Since then I’ve been clarifying character backstories and nailing down research details – all with the aim of starting back at page 1 on January 1st, 2019.
Early October had me leaving Atlanta with the clothes on my back to reach Jacksonville in time to evacuate my parents from what was supposed to be a Cat 4 hurricane grinding up the coast. Two hours south of Atlanta I received a call asking me to be a Team Lead for a different company – a gig that would put working me in Jacksonville for a while at least. So, I said yes. After a crazy evacuation, I began that assignment, only to have it finish two weeks later. However, by then, I’d had another offer for a long-term opportunity that would allow me to sleep in my own bed for the foreseeable future. I took it.

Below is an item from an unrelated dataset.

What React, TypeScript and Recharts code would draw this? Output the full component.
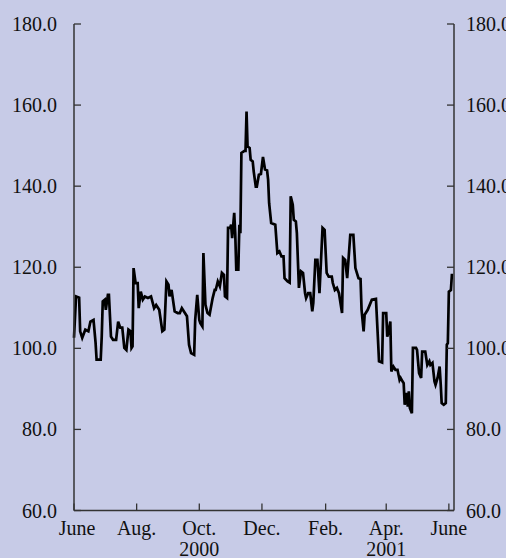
import React from "react";
import { LineChart, Line, XAxis, YAxis } from "recharts";

// days since 1 June 2000
const days = [
  0, 2, 5, 6, 8, 11, 14, 16, 19, 21, 22, 26, 27, 28, 30, 31, 33, 34, 36, 38,
  41, 43, 45, 47, 49, 51, 53, 55, 56, 57, 58, 60, 62, 63, 65, 67, 69, 72, 75, 78,
  80, 83, 86, 88, 90, 92, 93, 95, 98, 101, 103, 105, 108, 110, 112, 114, 117, 118, 120, 122,
  123, 125, 126, 128, 130, 132, 135, 137, 138, 140, 142, 144, 146, 147, 149, 150, 152, 153, 154, 156,
  157, 158, 160, 161, 162, 163, 166, 167, 168, 169, 171, 172, 174, 175, 177, 178, 180, 182, 184, 186,
  188, 189, 190, 192, 196, 198, 200, 202, 204, 205, 208, 210, 211, 213, 214, 216, 217, 219, 221, 223,
  225, 226, 228, 230, 232, 233, 235, 237, 239, 242, 244, 246, 248, 251, 252, 254, 256, 258, 261, 262,
  264, 266, 269, 272, 274, 277, 279, 280, 282, 283, 286, 290, 294, 296, 297, 300, 301, 304, 305, 306,
  308, 309, 311, 313, 315, 317, 318, 320, 321, 322, 324, 325, 326, 327, 329, 330, 333, 334, 336, 338,
  339, 342, 344, 346, 347, 349, 351, 352, 354, 356, 357, 358, 360, 362, 363, 364, 365, 367, 368,
];

const values = [
  102.6, 112.8, 112.5, 104.2, 102.6, 104.6, 104.2, 106.6, 107.0, 101.4, 97.2, 97.2, 102.9, 111.6, 112.0, 109.5, 113.2, 113.2, 102.9, 102.1,
  102.1, 106.6, 105.1, 105.1, 100.1, 99.6, 104.6, 104.2, 100.1, 100.5, 119.8, 116.1, 116.1, 109.9, 114.0, 112.0, 112.8, 112.4, 112.8, 109.9,
  110.7, 109.5, 104.2, 104.6, 116.5, 115.7, 112.8, 114.4, 109.1, 108.7, 108.7, 109.9, 108.7, 107.9, 100.9, 98.8, 98.4, 107.0, 113.2, 107.0,
  106.2, 105.4, 123.5, 110.7, 108.7, 108.3, 112.4, 114.4, 114.4, 116.5, 115.3, 118.6, 118.1, 112.8, 112.4, 129.7, 129.7, 130.5, 127.2, 133.4,
  128.4, 119.4, 119.4, 130.5, 128.4, 148.2, 148.7, 148.7, 158.4, 149.8, 149.4, 146.5, 146.1, 143.6, 139.9, 139.9, 142.8, 143.0, 147.2, 144.1,
  143.9, 141.6, 135.8, 130.9, 130.5, 123.5, 123.9, 122.7, 122.7, 117.3, 116.5, 116.2, 137.5, 135.4, 131.7, 131.3, 128.4, 114.9, 119.0, 118.6,
  113.6, 112.4, 113.6, 113.6, 109.1, 111.2, 121.8, 121.8, 113.6, 129.7, 129.2, 118.6, 117.7, 117.7, 116.1, 114.4, 114.9, 113.6, 108.7, 122.3,
  121.8, 117.3, 128.0, 128.0, 119.8, 117.3, 117.1, 109.5, 104.2, 108.3, 109.5, 112.0, 112.2, 102.1, 96.8, 96.5, 108.7, 108.7, 102.9, 103.8,
  106.6, 94.3, 95.5, 94.7, 94.7, 92.2, 92.7, 91.8, 91.4, 86.1, 89.0, 85.6, 89.4, 85.3, 84.0, 100.1, 100.1, 99.6, 93.9, 92.7,
  99.2, 99.2, 95.9, 96.8, 95.9, 96.4, 91.8, 91.0, 92.7, 95.5, 91.4, 86.5, 86.1, 86.5, 100.9, 101.3, 114.0, 114.4, 118.4,
];

const tickDays = [0, 61, 122, 183, 245, 304, 365];
const monthLabels = ["June", "Aug.", "Oct.", "Dec.", "Feb.", "Apr.", "June"];
const yearLabels = ["", "", "2000", "", "", "2001", ""];
const yTicks = [60, 80, 100, 120, 140, 160, 180];

const data = days.map((d, i) => ({ day: d, value: values[i] }));

const bg = "#c7cbe7";
const axisColor = "#333";
const font = "'Liberation Serif', 'Times New Roman', serif";

const LeftTick = (props: any) => {
  const { x, y, payload } = props;
  return (
    <g>
      <line x1={x} y1={y} x2={x + 7} y2={y} stroke={axisColor} strokeWidth={1.3} />
      <text x={x - 17} y={y + 7} textAnchor="end" fontFamily={font} fontSize={20} fill="#111">
        {payload.value.toFixed(1)}
      </text>
    </g>
  );
};

const RightTick = (props: any) => {
  const { x, y, payload } = props;
  return (
    <g>
      <line x1={x} y1={y} x2={x - 7} y2={y} stroke={axisColor} strokeWidth={1.3} />
      <text x={x + 12} y={y + 7} textAnchor="start" fontFamily={font} fontSize={20} fill="#111">
        {payload.value.toFixed(1)}
      </text>
    </g>
  );
};

const BottomTick = (props: any) => {
  const { x, y, payload } = props;
  const i = tickDays.indexOf(payload.value);
  return (
    <g>
      <line x1={x} y1={y} x2={x} y2={y - 7} stroke={axisColor} strokeWidth={1.3} />
      <text x={x + (i === 0 ? 3 : 0)} y={y + 24.5} textAnchor="middle" fontFamily={font} fontSize={20} fill="#111">
        {monthLabels[i]}
      </text>
      {yearLabels[i] && (
        <text x={x} y={y + 45.5} textAnchor="middle" fontFamily={font} fontSize={20} fill="#111">
          {yearLabels[i]}
        </text>
      )}
    </g>
  );
};

export default function App() {
  return (
    <div style={{ position: "absolute", left: 0, top: 0, width: 506, height: 558, background: bg }}>
      <LineChart width={506} height={558} data={data} margin={{ top: 24, right: 0, bottom: 0, left: 0 }}>
        <XAxis
          dataKey="day"
          type="number"
          domain={[0, 370]}
          ticks={tickDays}
          interval={0}
          height={47.5}
          tickSize={0}
          tickMargin={0}
          tickLine={false}
          axisLine={{ stroke: axisColor, strokeWidth: 1.5 }}
          tick={<BottomTick />}
        />
        <YAxis
          yAxisId="left"
          orientation="left"
          domain={[60, 180]}
          ticks={yTicks}
          interval={0}
          width={74}
          tickSize={0}
          tickMargin={0}
          tickLine={false}
          axisLine={{ stroke: axisColor, strokeWidth: 1.5 }}
          tick={<LeftTick />}
        />
        <YAxis
          yAxisId="right"
          orientation="right"
          domain={[60, 180]}
          ticks={yTicks}
          interval={0}
          width={52}
          tickSize={0}
          tickMargin={0}
          tickLine={false}
          axisLine={{ stroke: axisColor, strokeWidth: 1.5 }}
          tick={<RightTick />}
        />
        {/* invisible copy so the right axis has a series and draws its ticks */}
        <Line
          yAxisId="right"
          type="linear"
          dataKey="value"
          stroke="none"
          strokeWidth={0}
          dot={false}
          activeDot={false}
          isAnimationActive={false}
        />
        <Line
          yAxisId="left"
          type="linear"
          dataKey="value"
          stroke="#000"
          strokeWidth={2.7}
          dot={false}
          isAnimationActive={false}
        />
      </LineChart>
    </div>
  );
}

Then we launched into the endless holidays. All the three and four-day weekends filled with either a backlog of chores not done while I was constantly away or holiday preparations at my house and my parents’. This was the first holiday season for them in their “new” house and the first for me at mine for several years.
All good stuff but meant none of my “free time” got me any further on my writing projects.
I was so long-term exhausted after months of running full-tilt and then the 12 hour/7 day Team Lead phase that I was falling asleep at 7 p.m. – which meant I was waking up around 3 a.m. Once mind and body had recovered, I realized that, with my new job and new life at home, getting up to write at 3:30 a.m was really my only option AND completely DOABLE!
And so, that’s exactly what I have been doing. It’s still nothing like enough time. And my weekends continue to fill up and not provide the larger chunks of time that I need to make this all happen. However, it’s a lot better than nothing and I keep thinking if we can get beyond the extras (backlog of tasks and holiday stuff) I might finally GET an additional 3-4 hour session on Saturdays, and/or Sundays.